Module 1: The Foundation — Mindset and Method

Before you can analyze the world, you must first analyze your own thinking. Chatfield argues that high-quality analysis begins with a deliberate, structured process of reflection. This is where many of us go wrong. We get a task and immediately dive into research. We start writing without a clear destination.

This leads to a core insight. Stop and reflect before you begin any new analytic task. This simple discipline prevents wasted effort. It saves you from hours of unnecessary toil later. Properly framing the question and scoping the work upfront is the secret to efficiency and impact. The author was astonished to find how many analysts, even experienced ones, skip preparing an outline. They just start writing. Instead, using tools like outlines, sketches, or flowcharts helps organize information, develop arguments, and spot knowledge gaps from the start.

This brings us to the internal work required. You must cultivate a growth mindset, the belief that abilities can be developed through hard work. This concept comes from psychologist Carol Dweck. A fixed mindset views intelligence as static. It makes you fear challenges because you might not look smart. A growth mindset, however, embraces challenges as learning opportunities. Analysis demands constant mental stretching. A growth mindset makes you more likely to seek accurate information for improvement, not just validation. It's the engine of adaptation in a world of changing tools, clients, and problems.

Now, let's turn to the client. The entire purpose of analysis is to serve a decision-maker. So, the most critical first step is to explicitly identify and understand your client. This sounds obvious, but it's often overlooked. Who are you writing for?
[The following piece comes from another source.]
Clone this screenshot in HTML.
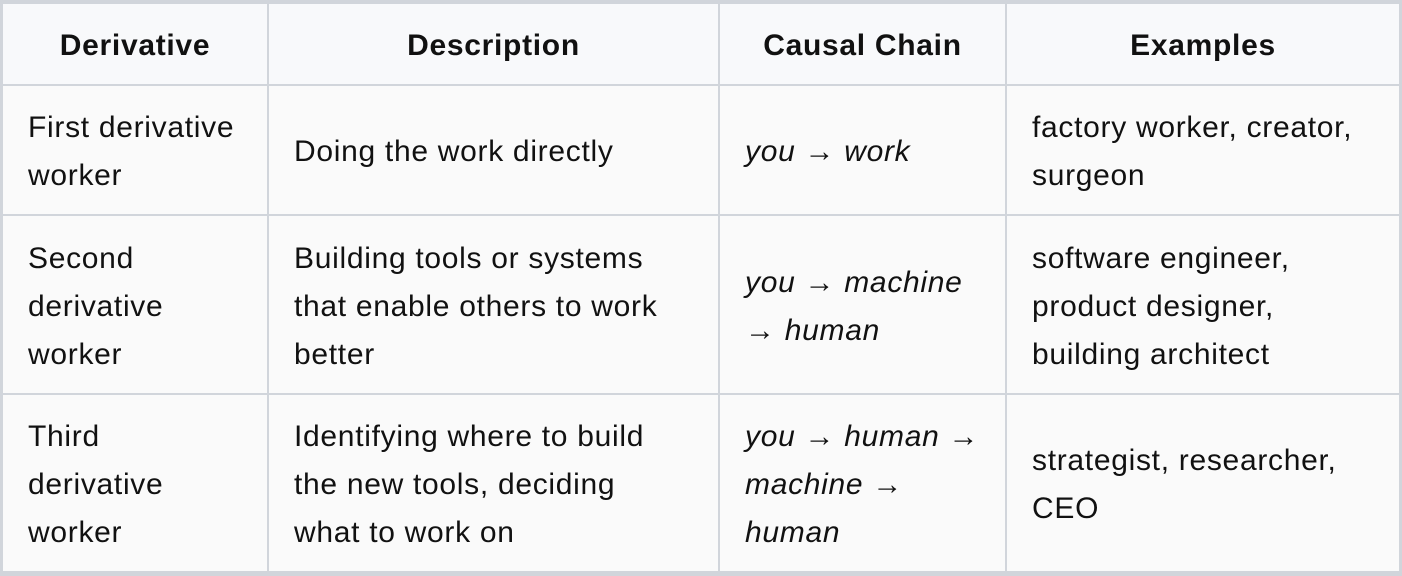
<!DOCTYPE html>
<html><head><style>
html,body{margin:0;padding:0;width:1402px;height:576px;background:#d1d5db;overflow:hidden}
.c{position:absolute;box-sizing:border-box;padding:4px 25px 0;display:flex;flex-direction:column;justify-content:center;font-family:"Liberation Sans",sans-serif;font-size:30px;letter-spacing:0.7px;line-height:48px;color:#111;background:#fafafa;white-space:nowrap}
.h{background:#f8f9fb;font-weight:bold;align-items:center;text-align:center;letter-spacing:0.7px;padding-top:3px}
i{font-style:italic}
</style></head><body>
<div class="c h" style="left:3px;top:4px;width:264px;height:80px">Derivative</div>
<div class="c h" style="left:269px;top:4px;width:449px;height:80px">Description</div>
<div class="c h" style="left:720px;top:4px;width:285px;height:80px">Causal Chain</div>
<div class="c h" style="left:1007px;top:4px;width:392px;height:80px">Examples</div>

<div class="c" style="left:3px;top:86px;width:264px;height:128px"><div>First derivative<br>worker</div></div>
<div class="c" style="left:269px;top:86px;width:449px;height:128px"><div>Doing the work directly</div></div>
<div class="c" style="left:720px;top:86px;width:285px;height:128px"><div><i>you → work</i></div></div>
<div class="c" style="left:1007px;top:86px;width:392px;height:128px"><div>factory worker, creator,<br>surgeon</div></div>

<div class="c" style="left:3px;top:216px;width:264px;height:177px"><div>Second<br>derivative<br>worker</div></div>
<div class="c" style="left:269px;top:216px;width:449px;height:177px"><div>Building tools or systems<br>that enable others to work<br>better</div></div>
<div class="c" style="left:720px;top:216px;width:285px;height:177px"><div><i>you → machine<br>→ human</i></div></div>
<div class="c" style="left:1007px;top:216px;width:392px;height:177px"><div>software engineer,<br>product designer,<br>building architect</div></div>

<div class="c" style="left:3px;top:395px;width:264px;height:176px"><div>Third<br>derivative<br>worker</div></div>
<div class="c" style="left:269px;top:395px;width:449px;height:176px"><div>Identifying where to build<br>the new tools, deciding<br>what to work on</div></div>
<div class="c" style="left:720px;top:395px;width:285px;height:176px"><div><i>you → human →<br>machine →<br>human</i></div></div>
<div class="c" style="left:1007px;top:395px;width:392px;height:176px"><div>strategist, researcher,<br>CEO</div></div>
</body></html>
What are their responsibilities, their time pressures, their core needs? Before you write a single word, visualize what your client will do with your analysis. A senior executive reviews a hundred pages daily. Your work must be focused. It must be digestible. It must have a prominent "So What?" section that highlights the implications and options. You are not their only source of information. You must understand what unique value your analysis provides.

From this foundation, we can build a practical method. Adopt a structured, reflective approach to analysis. The book provides several frameworks, like the "Analyst's Roadmap." This is a step-by-step guide to orient your production process. It integrates creative and logical thinking. It forces you to define your audience, the core issue, your key message, and the storyline of your argument before you get lost in the weeds. This structured approach is your defense against information overload and cognitive traps.